A few short months later, Ms. Howard was compelled to file two more appeals from the university’s failure to respond to separate requests for public records.
The records custodian’s excuse on these occasions? She was on vacation. Apparently, the university was blissfully unaware of multiple open records decisions declaring that the absence of the agency’s custodian does not relieve the agency of its statutory duty to issue a final response to an open records request within three business days of its receipt.
And apparently, in its well-staffed administrative offices the university could find no alternate “custodian” to ensure the timely processing of open records requests in the absence of its official custodian.
The Office of the Attorney General was having none of the university’s lame excuses, and on September 25 issued two open records decisions, 17-ORD-193 and 17-ORD-194, again sternly rebuking the university for its repeated violations. Unfortunately, the office’s staff can do no more under the existing statutory framework.

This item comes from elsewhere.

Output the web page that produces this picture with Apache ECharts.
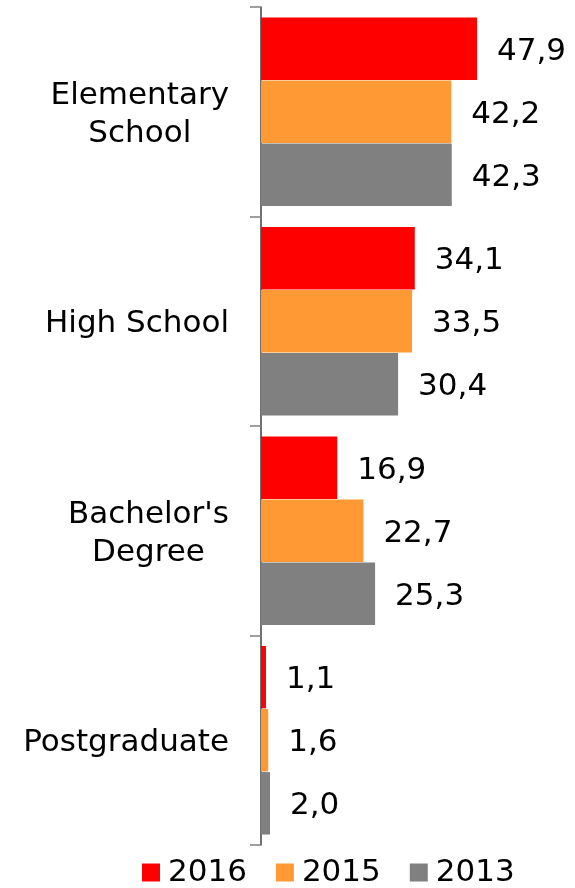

But this pattern of noncompliance is no laughing matter and evidence of such a pattern, if presented to a court, might very well result in the imposition of monetary penalties.
No, we are not dealing with one year delays in the production of records. Instead, we are dealing with patterns of university conduct that undermine the public’s right to know. And at a time when the university can ill-afford to do so, that conduct further erodes the public’s trust.
As we observed in a June op-ed, although “delays in producing public records by state and local agencies in Kentucky may pale in comparison to delays at the federal level [and in some other states, they] are no less offensive to the principle that ‘the value of information is partly a function of time.’”
And there is nothing funny about that.